How Marketers Can Navigate the Future
The rapid evolution of technology is not just introducing new tools; it is fundamentally altering consumer behavior. The search experience is shifting from lists of links to direct, AI-generated answers. At the same time, audiences are fragmenting across a vast array of video, audio, and social platforms, while their expectations for seamless, trustworthy digital experiences have never been higher. This new landscape demands more than just adopting technology—it requires a strategic pivot in how we approach campaigns from the ground up.
Successfully navigating this complexity means moving from reactive adjustments to proactive preparation. Marketers must now prioritize signal quality, strengthening their owned data to guide AI systems effectively. As consumer attention scatters, relying on a single channel is no longer viable. Instead, you need to develop a cross-channel measurement framework using methods like incrementality testing to understand true impact. Creativity must also become modular, with assets designed to be easily adapted for both long-form storytelling on CTV and short-form engagement on platforms like TikTok.
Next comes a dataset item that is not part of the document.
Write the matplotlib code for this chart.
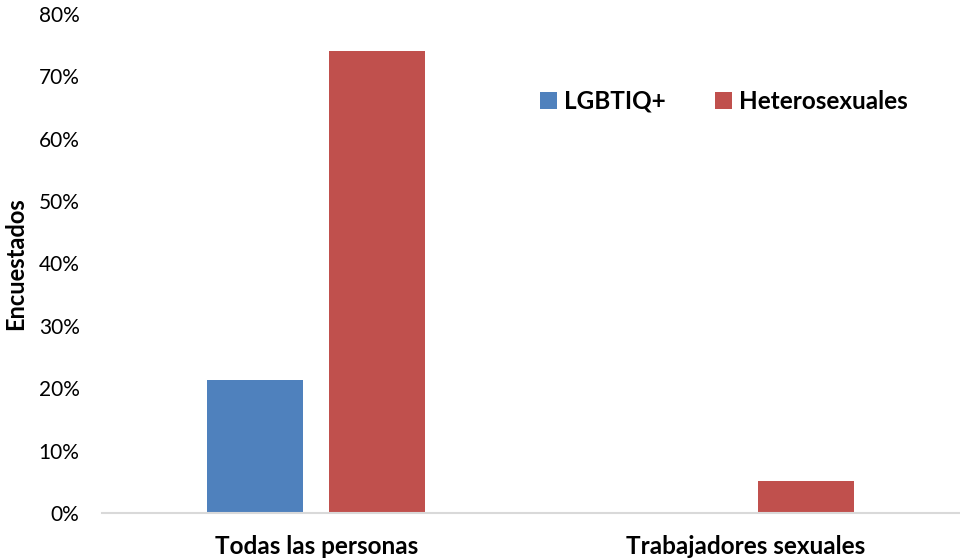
import numpy as np
import matplotlib
matplotlib.use("Agg")
import matplotlib.pyplot as plt
from matplotlib.ticker import PercentFormatter

categories = ["Todas las personas", "Trabajadores sexuales"]
lgbtiq = [21.3, 0.0]
hetero = [74.0, 5.1]

plt.rcParams['font.family'] = ['Lato', 'DejaVu Sans']

fig = plt.figure(figsize=(9.6, 5.6), dpi=100)
ax = fig.add_axes([0.106, 0.084, 0.894, 0.891])

x = np.arange(len(categories))
w = 0.224
off = 0.142
ax.bar(x - off, lgbtiq, w, color="#4f81bd", label="LGBTIQ+")
ax.bar(x + off, hetero, w, color="#c0504d", label="Heterosexuales")

ax.set_xlim(-0.5, 1.5)
ax.set_ylim(0, 80)
ax.set_yticks(np.arange(0, 81, 10))
ax.yaxis.set_major_formatter(PercentFormatter(decimals=0))
ax.set_xticks(x)
ax.set_xticklabels(categories, fontsize=17.5, fontweight="bold")
ax.tick_params(axis="y", length=0, labelsize=15, pad=16, colors="#000000")
ax.tick_params(axis="x", length=0, pad=16)

for s in ["top", "right", "left"]:
    ax.spines[s].set_visible(False)
ax.spines["bottom"].set_color("#d9d9d9")
ax.spines["bottom"].set_linewidth(1.5)

ax.set_ylabel("Encuestados", fontsize=17, fontweight="bold", labelpad=8)

ax.legend(loc="center left", bbox_to_anchor=(0.485, 0.825), ncol=2, frameon=False,
          prop={"weight": "bold", "size": 17.5}, handlelength=0.7, handleheight=0.7,
          columnspacing=2.0, handletextpad=0.3)

fig.savefig("out.png", dpi=100)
Simultaneously, prepare for a future where voice and conversational search are dominant. This involves optimizing web content to be easily surfaced in search snippets and ensuring landing page experiences build immediate trust through clear signals and a frictionless path to conversion. The key is no longer just reaching an audience but guiding them through an entire journey that feels cohesive and reliable.
The path forward is clear: pair disciplined data and measurement with agile creativity, and let AI, video/CTV, and audio each do what they do best. Build a strong signal layer, diversify across channels, and design modular content that adapts quickly to shifting behaviors. Above all, keep human judgment at the center—pressure-test insights, prioritize trust, and optimize for the full journey. Teams that operate this way won’t just keep up with change; they’ll build momentum and grow faster as the landscape continues to evolve.